== WHAT TO WORK ON ==
Pictures stay out of this copy, which runs from the first line of the material through the line containing "const titleLines = ['S-Bahn-Pünktlichkeit', 'Mittelwert".

== STORED DATA ==

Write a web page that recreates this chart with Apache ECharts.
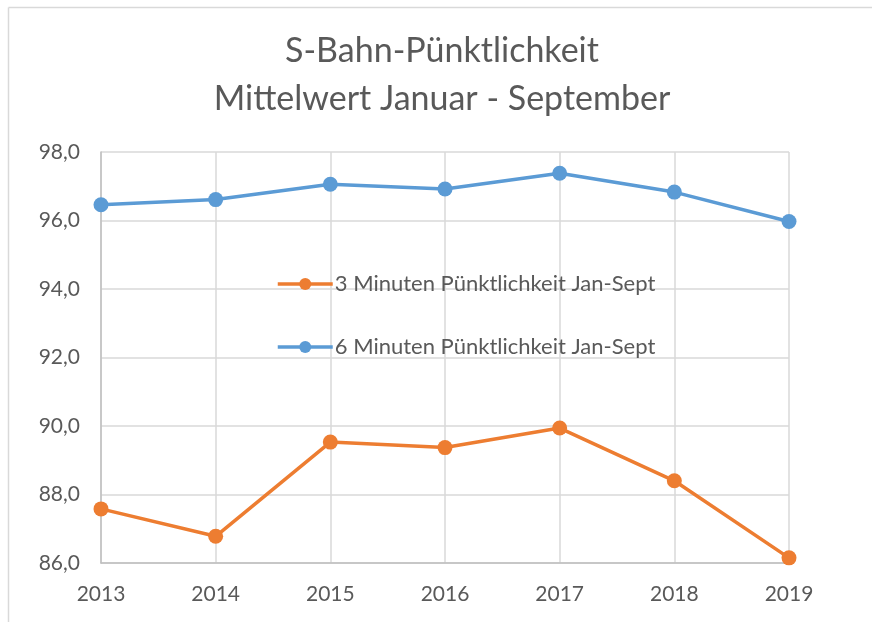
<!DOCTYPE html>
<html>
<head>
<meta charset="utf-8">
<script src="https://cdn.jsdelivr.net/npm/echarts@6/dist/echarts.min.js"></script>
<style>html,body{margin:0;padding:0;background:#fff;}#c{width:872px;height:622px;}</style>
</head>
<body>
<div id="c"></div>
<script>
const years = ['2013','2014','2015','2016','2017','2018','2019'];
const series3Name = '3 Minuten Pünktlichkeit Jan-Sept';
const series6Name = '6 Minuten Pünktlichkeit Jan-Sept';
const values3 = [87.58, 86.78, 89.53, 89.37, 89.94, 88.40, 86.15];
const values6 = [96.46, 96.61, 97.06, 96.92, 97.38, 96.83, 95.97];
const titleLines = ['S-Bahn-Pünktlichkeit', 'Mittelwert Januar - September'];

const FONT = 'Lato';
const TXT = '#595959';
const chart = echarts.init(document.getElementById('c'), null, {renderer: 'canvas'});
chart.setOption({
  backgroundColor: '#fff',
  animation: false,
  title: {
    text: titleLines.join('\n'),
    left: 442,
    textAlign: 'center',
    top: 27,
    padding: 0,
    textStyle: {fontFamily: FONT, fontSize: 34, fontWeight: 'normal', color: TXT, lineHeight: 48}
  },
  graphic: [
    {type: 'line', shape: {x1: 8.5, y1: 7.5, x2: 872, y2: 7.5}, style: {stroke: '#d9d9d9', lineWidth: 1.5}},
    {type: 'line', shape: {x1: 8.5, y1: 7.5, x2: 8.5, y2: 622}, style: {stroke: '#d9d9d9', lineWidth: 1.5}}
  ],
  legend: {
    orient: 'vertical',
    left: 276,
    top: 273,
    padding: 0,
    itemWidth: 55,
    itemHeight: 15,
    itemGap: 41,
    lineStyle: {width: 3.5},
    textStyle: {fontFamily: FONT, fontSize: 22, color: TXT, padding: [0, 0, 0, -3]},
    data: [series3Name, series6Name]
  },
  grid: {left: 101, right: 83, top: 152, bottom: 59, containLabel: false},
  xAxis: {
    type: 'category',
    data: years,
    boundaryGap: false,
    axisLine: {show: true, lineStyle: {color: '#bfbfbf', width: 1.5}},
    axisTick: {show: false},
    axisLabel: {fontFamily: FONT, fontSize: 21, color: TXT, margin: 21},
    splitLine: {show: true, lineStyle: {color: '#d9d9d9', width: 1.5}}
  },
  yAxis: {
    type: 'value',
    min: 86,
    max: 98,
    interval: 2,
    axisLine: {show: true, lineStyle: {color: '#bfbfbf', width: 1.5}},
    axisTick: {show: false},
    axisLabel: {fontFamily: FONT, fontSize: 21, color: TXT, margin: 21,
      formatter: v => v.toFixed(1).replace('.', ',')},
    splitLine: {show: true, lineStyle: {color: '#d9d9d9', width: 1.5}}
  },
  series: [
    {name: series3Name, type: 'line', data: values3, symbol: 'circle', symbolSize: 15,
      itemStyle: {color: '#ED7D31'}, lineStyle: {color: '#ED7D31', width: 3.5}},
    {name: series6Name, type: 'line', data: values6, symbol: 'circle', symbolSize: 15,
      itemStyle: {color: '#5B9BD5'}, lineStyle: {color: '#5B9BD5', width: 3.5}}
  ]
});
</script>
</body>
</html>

== THE ANSWER ==
Write a web page that recreates this chart with Apache ECharts.
<!DOCTYPE html>
<html>
<head>
<meta charset="utf-8">
<script src="https://cdn.jsdelivr.net/npm/echarts@6/dist/echarts.min.js"></script>
<style>html,body{margin:0;padding:0;background:#fff;}#c{width:872px;height:622px;}</style>
</head>
<body>
<div id="c"></div>
<script>
const years = ['2013','2014','2015','2016','2017','2018','2019'];
const series3Name = '3 Minuten Pünktlichkeit Jan-Sept';
const series6Name = '6 Minuten Pünktlichkeit Jan-Sept';
const values3 = [87.58, 86.78, 89.53, 89.37, 89.94, 88.40, 86.15];
const values6 = [96.46, 96.61, 97.06, 96.92, 97.38, 96.83, 95.97];
const titleLines = ['S-Bahn-Pünktlichkeit', 'Mittelwert Januar - September'];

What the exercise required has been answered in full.